Among the grocery organizations and companies that have joined AAP are Food Marketing Institute (FMI), National Grocers Association (NGA), BJ’s Wholesale, Meijer, Target and Walmart, along with many state associations.

“NGA and its member companies are concerned that a proposal to create a Border Adjustment Tax (BAT) will ultimately increase the cost of food for consumers,” said the Arlington, Va.-based association, which represents the independent sector. “From fresh produce to ground coffee, independent supermarkets carry a wide variety of food items that simply are not grown in the United States and must be imported either year-round or seasonally. As much as 30 percent to 40 percent of fresh produce items sold in stores are imported into the United States at some point throughout the year. Instituting a ‘food tax’ on consumers for imported products is simply not a workable solution. Because of this, NGA has joined with other organizations to launch the ... coalition to help educate policy makers on the negative impacts a BAT will have on business and American consumers.”

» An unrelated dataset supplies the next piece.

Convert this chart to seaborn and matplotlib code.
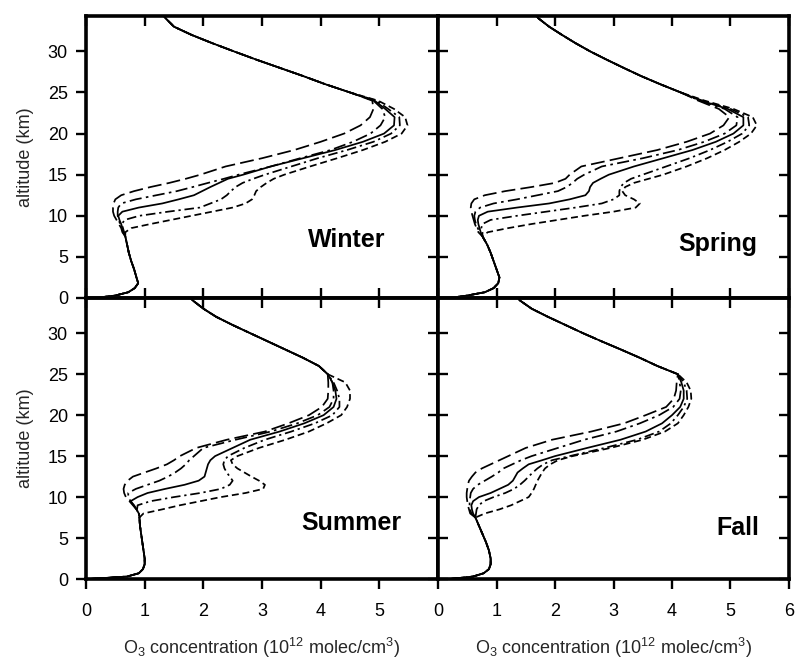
import matplotlib
matplotlib.use("Agg")
import matplotlib.pyplot as plt
import numpy as np
import pandas as pd
import seaborn as sns

# ---------------- data ----------------
seasons = ["Winter", "Spring", "Summer", "Fall"]
line_ids = ["L1", "L2", "L3", "L4", "L5"]

low_alt = [0, 0.3, 0.7, 1.2, 1.8, 2.5, 3.5, 4.5, 5.5, 6.5, 7.5]
mid_alt = [8, 8.5, 9, 9.5, 10, 10.5, 11, 11.5, 12, 12.5, 13, 13.5, 14, 14.5,
           15, 16, 17, 18, 19, 20, 21, 22, 23, 24]
up_alt = [25, 26, 27, 28, 29, 30, 31, 32, 33, 34, 35]

# Winter
winter_low = [0.15, 0.5, 0.72, 0.83, 0.89, 0.86, 0.82, 0.77, 0.73, 0.7, 0.67]
winter_l1 = [0.62, 0.6, 0.56, 0.52, 0.48, 0.46, 0.46, 0.47, 0.5, 0.6, 0.82, 1.1,
             1.42, 1.7, 1.95, 2.38, 3.0, 3.55, 4.0, 4.4, 4.68, 4.84, 4.9, 4.88]
winter_l2 = [0.63, 0.61, 0.58, 0.56, 0.54, 0.54, 0.55, 0.6, 0.85, 1.2, 1.55, 1.82,
             2.08, 2.35, 2.6, 3.15, 3.65, 4.17, 4.55, 4.85, 5.02, 5.1, 5.05, 4.9]
winter_l3 = [0.64, 0.62, 0.6, 0.57, 0.55, 0.62, 0.9, 1.3, 1.58, 1.84, 1.98, 2.12,
             2.27, 2.42, 2.68, 3.15, 3.7, 4.25, 4.72, 5.08, 5.25, 5.26, 5.1, 4.92]
winter_l4 = [0.65, 0.63, 0.61, 0.66, 0.91, 1.4, 1.94, 2.12, 2.3, 2.4, 2.47, 2.55,
             2.67, 2.85, 3.05, 3.5, 3.95, 4.45, 4.9, 5.2, 5.35, 5.34, 5.15, 4.95]
winter_l5 = [0.67, 0.77, 1.1, 1.45, 1.8, 2.15, 2.5, 2.72, 2.83, 2.87, 2.9, 2.98,
             3.08, 3.2, 3.38, 3.82, 4.28, 4.72, 5.1, 5.38, 5.48, 5.44, 5.25, 4.98]
winter_up = [4.5, 4.08, 3.7, 3.3, 2.9, 2.52, 2.15, 1.8, 1.5, 1.36, 1.25]

# Spring
spring_low = [0.2, 0.5, 0.8, 0.95, 1.03, 1.05, 1.0, 0.95, 0.9, 0.84, 0.76]
spring_l1 = [0.69, 0.66, 0.63, 0.61, 0.59, 0.57, 0.56, 0.57, 0.62, 0.8, 1.15, 1.6,
             2.0, 2.18, 2.25, 2.45, 3.1, 3.75, 4.25, 4.65, 4.88, 4.98, 4.8, 4.45]
spring_l2 = [0.71, 0.68, 0.65, 0.63, 0.62, 0.64, 0.72, 0.95, 1.35, 1.7, 2.05, 2.2,
             2.3, 2.38, 2.5, 2.8, 3.5, 4.1, 4.55, 4.9, 5.1, 5.12, 4.9, 4.48]
spring_l3 = [0.73, 0.71, 0.69, 0.68, 0.7, 0.85, 1.35, 1.9, 2.25, 2.52, 2.58, 2.6,
             2.65, 2.78, 2.92, 3.35, 3.85, 4.35, 4.75, 5.05, 5.22, 5.22, 4.95, 4.5]
spring_l4 = [0.76, 0.74, 0.76, 0.9, 1.35, 1.85, 2.35, 2.8, 3.0, 3.1, 3.1, 3.12,
             3.18, 3.3, 3.5, 3.9, 4.3, 4.65, 4.95, 5.2, 5.32, 5.3, 5.0, 4.52]
spring_l5 = [0.85, 1.2, 1.6, 2.05, 2.5, 3.0, 3.38, 3.45, 3.35, 3.2, 3.15, 3.2,
             3.35, 3.6, 3.85, 4.25, 4.6, 4.9, 5.15, 5.35, 5.45, 5.38, 5.05, 4.56]
spring_up = [4.15, 3.8, 3.47, 3.17, 2.88, 2.6, 2.35, 2.12, 1.9, 1.72, 1.6]

# Summer
summer_low = [0.05, 0.7, 0.9, 0.97, 1.0, 1.0, 0.98, 0.96, 0.94, 0.92, 0.91]
summer_l1 = [0.9, 0.86, 0.8, 0.74, 0.68, 0.65, 0.64, 0.66, 0.71, 0.8, 1.0, 1.2,
             1.38, 1.5, 1.6, 1.88, 2.4, 3.05, 3.45, 3.8, 4.02, 4.12, 4.13, 4.13]
summer_l2 = [0.9, 0.86, 0.81, 0.76, 0.72, 0.72, 0.85, 1.05, 1.25, 1.4, 1.52, 1.62,
             1.7, 1.76, 1.84, 2.0, 2.55, 3.15, 3.6, 3.95, 4.15, 4.22, 4.22, 4.2]
summer_l3 = [0.9, 0.86, 0.82, 0.76, 0.88, 1.05, 1.35, 1.68, 1.92, 2.02, 2.04, 2.06,
             2.08, 2.12, 2.2, 2.5, 2.8, 3.3, 3.72, 4.05, 4.22, 4.27, 4.25, 4.2]
summer_l4 = [0.9, 0.87, 0.88, 1.1, 1.5, 1.95, 2.3, 2.45, 2.5, 2.45, 2.4, 2.36,
             2.34, 2.36, 2.42, 2.7, 3.05, 3.5, 3.9, 4.2, 4.32, 4.32, 4.28, 4.22]
summer_l5 = [0.98, 1.3, 1.6, 1.95, 2.3, 2.72, 3.02, 3.05, 2.95, 2.82, 2.7, 2.58,
             2.5, 2.47, 2.58, 2.95, 3.4, 3.8, 4.1, 4.35, 4.45, 4.5, 4.5, 4.42]
summer_up = [4.12, 3.97, 3.7, 3.4, 3.1, 2.8, 2.5, 2.22, 2.0, 1.82, 1.7]

# Fall
fall_low = [0.2, 0.6, 0.78, 0.87, 0.9, 0.9, 0.87, 0.82, 0.76, 0.7, 0.64]
fall_l1 = [0.55, 0.53, 0.51, 0.5, 0.49, 0.49, 0.5, 0.51, 0.53, 0.58, 0.64, 0.75,
           0.9, 1.05, 1.2, 1.5, 1.95, 2.62, 3.18, 3.55, 3.9, 4.03, 4.07, 4.08]
fall_l2 = [0.57, 0.55, 0.54, 0.54, 0.55, 0.56, 0.6, 0.68, 0.8, 0.92, 1.03, 1.12,
           1.27, 1.42, 1.6, 2.05, 2.5, 3.05, 3.45, 3.78, 4.02, 4.13, 4.15, 4.13]
fall_l3 = [0.6, 0.58, 0.57, 0.6, 0.7, 0.9, 1.05, 1.2, 1.28, 1.32, 1.36, 1.45,
           1.55, 1.78, 2.0, 2.55, 3.12, 3.55, 3.83, 4.0, 4.14, 4.2, 4.2, 4.16]
fall_l4 = [0.65, 0.66, 0.7, 0.78, 0.95, 1.15, 1.3, 1.4, 1.48, 1.55, 1.62, 1.7,
           1.8, 1.95, 2.25, 2.85, 3.4, 3.78, 3.98, 4.1, 4.2, 4.26, 4.25, 4.2]
fall_l5 = [0.8, 1.05, 1.25, 1.4, 1.55, 1.6, 1.64, 1.67, 1.7, 1.74, 1.78, 1.83,
           1.92, 2.05, 2.3, 2.95, 3.5, 3.88, 4.1, 4.2, 4.28, 4.33, 4.32, 4.25]
fall_up = [4.1, 3.75, 3.45, 3.13, 2.8, 2.48, 2.18, 1.88, 1.6, 1.4, 1.3]

season_data = {
    "Winter": (winter_low, [winter_l1, winter_l2, winter_l3, winter_l4, winter_l5], winter_up),
    "Spring": (spring_low, [spring_l1, spring_l2, spring_l3, spring_l4, spring_l5], spring_up),
    "Summer": (summer_low, [summer_l1, summer_l2, summer_l3, summer_l4, summer_l5], summer_up),
    "Fall": (fall_low, [fall_l1, fall_l2, fall_l3, fall_l4, fall_l5], fall_up),
}

x_ticks_left = [0, 1, 2, 3, 4, 5]
x_ticks_right = [0, 1, 2, 3, 4, 5, 6]
y_ticks = [0, 5, 10, 15, 20, 25, 30]

rows = []
for s in seasons:
    low, mids, up = season_data[s]
    for lid, mid in zip(line_ids, mids):
        xs = list(low) + list(mid) + list(up)
        ys = list(low_alt) + list(mid_alt) + list(up_alt)
        for xv, yv in zip(xs, ys):
            rows.append({"season": s, "line": lid, "conc": xv, "alt": yv})
df = pd.DataFrame(rows)

# ---------------- style ----------------
sns.set_theme(style="ticks")
plt.rcParams["font.family"] = ["Liberation Sans", "DejaVu Sans"]
plt.rcParams["mathtext.fontset"] = "custom"
plt.rcParams["mathtext.rm"] = "Liberation Sans"
plt.rcParams["mathtext.it"] = "Liberation Sans:italic"
plt.rcParams["mathtext.bf"] = "Liberation Sans:bold"

line_styles = {
    "L1": (0, (8, 3)),
    "L2": (0, (7, 2.5, 1.5, 2.5)),
    "L3": "-",
    "L4": (0, (5.5, 2.2, 1.3, 2.2)),
    "L5": (0, (4, 2.2)),
}

fig = plt.figure(figsize=(7.97, 6.6), dpi=100)
W, H = 797.0, 660.0
xl, xm, xr = 86, 438, 789
yt, ym, yb = 16, 298, 579
positions = {
    "Winter": [xl / W, 1 - ym / H, (xm - xl) / W, (ym - yt) / H],
    "Spring": [xm / W, 1 - ym / H, (xr - xm) / W, (ym - yt) / H],
    "Summer": [xl / W, 1 - yb / H, (xm - xl) / W, (yb - ym) / H],
    "Fall": [xm / W, 1 - yb / H, (xr - xm) / W, (yb - ym) / H],
}
label_pos = {"Winter": (5.1, 7.0), "Spring": (5.45, 6.6),
             "Summer": (5.37, 6.8), "Fall": (5.5, 6.2)}

spine_lw = 2.6
tick_kw = dict(length=7, width=1.7, labelsize=13, colors="black")

for s in seasons:
    ax = fig.add_axes(positions[s])
    sub = df[df.season == s]
    for lid in line_ids:
        d = sub[sub.line == lid]
        sns.lineplot(data=d, x="conc", y="alt", orient="y", sort=False,
                     estimator=None, ax=ax, color="black", linewidth=1.25,
                     linestyle=line_styles[lid])
    ax.set_xlim(0, 6)
    ax.set_ylim(0, 34.3)
    ax.set_xlabel("")
    ax.set_ylabel("")
    for sp in ax.spines.values():
        sp.set_visible(True)
        sp.set_linewidth(spine_lw)
        sp.set_color("black")
    is_left = s in ("Winter", "Summer")
    is_bottom = s in ("Summer", "Fall")
    ax.set_yticks(y_ticks)
    ax.set_xticks(x_ticks_left if is_left else x_ticks_right)
    # y axis ticks
    if is_left:
        ax.tick_params(axis="y", direction="out", left=True, right=False,
                       labelleft=True, pad=6, **tick_kw)
        sec = ax.secondary_yaxis("right")
        sec.set_yticks(y_ticks)
        sec.tick_params(axis="y", direction="in", labelright=False, **tick_kw)
        sec.spines["right"].set_linewidth(spine_lw)
        ax.set_ylabel("altitude (km)", fontsize=13, labelpad=10)
    else:
        ax.tick_params(axis="y", direction="in", left=True, right=True,
                       labelleft=False, **tick_kw)
    # x axis ticks
    if is_bottom:
        ax.tick_params(axis="x", direction="out", bottom=True, top=False,
                       labelbottom=True, pad=10, **tick_kw)
        secx = ax.secondary_xaxis("top")
        secx.set_xticks(x_ticks_right)
        secx.tick_params(axis="x", direction="in", labeltop=False, **tick_kw)
        secx.spines["top"].set_linewidth(spine_lw)
        ax.set_xlabel("O$_3$ concentration (10$^{12}$ molec/cm$^3$)",
                      fontsize=13, labelpad=12)
    else:
        ax.tick_params(axis="x", direction="in", bottom=True, top=True,
                       labelbottom=False, **tick_kw)
    lx, ly = label_pos[s]
    ax.text(lx, ly, s, ha="right", va="center", fontsize=18,
            fontweight="bold", color="black")

fig.savefig("out.png", dpi=100)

Similar concerns exist among more broadly based retail groups as well.

“The retail industry pays among the highest effective tax rates of all industries,” Sandy Kennedy, president of Arlington-based Retail Industry Leaders Association (RILA). “We, therefore, enthusiastically support reforming the current tax code and welcome the fact that both the President and Congress do so as well. However, the Border Adjustment Tax is harmful, untested, and would put American retail jobs at risk and force consumers to pay as much as 20 percent more for family essentials. We are committed to working with Congress to ensure they understand the impact of this proposal, and to pursue tax reform that reduces rates and benefits American consumers.”

“Whether it’s the automobile you drive, the gasoline you use, the groceries you put on the table, or the shoes and the clothes you put on your feet and back, the prices of all of those things will get driven up by the Border Adjustment Tax,” said Matthew Shay, president and CEO of the Washington, D.C.-based National Retail Federation (NRF). “Consumers ultimately are the losers from any effort to tax imports, because the economy in the United States is driven by consumers. There are plenty of taxes already on hard-working Americans and the retailers that serve them, and higher prices just add to that burden. We support creating a less complicated, more straightforward and equitable tax code, and will work with both the Administration and Congress to achieve that goal, but the Border Adjustment Tax is not the answer. Some may consider this a better way forward, but it is definitely not the best way.”

According to the NRF, if enacted, the BAT will cost American families as much as $1,700.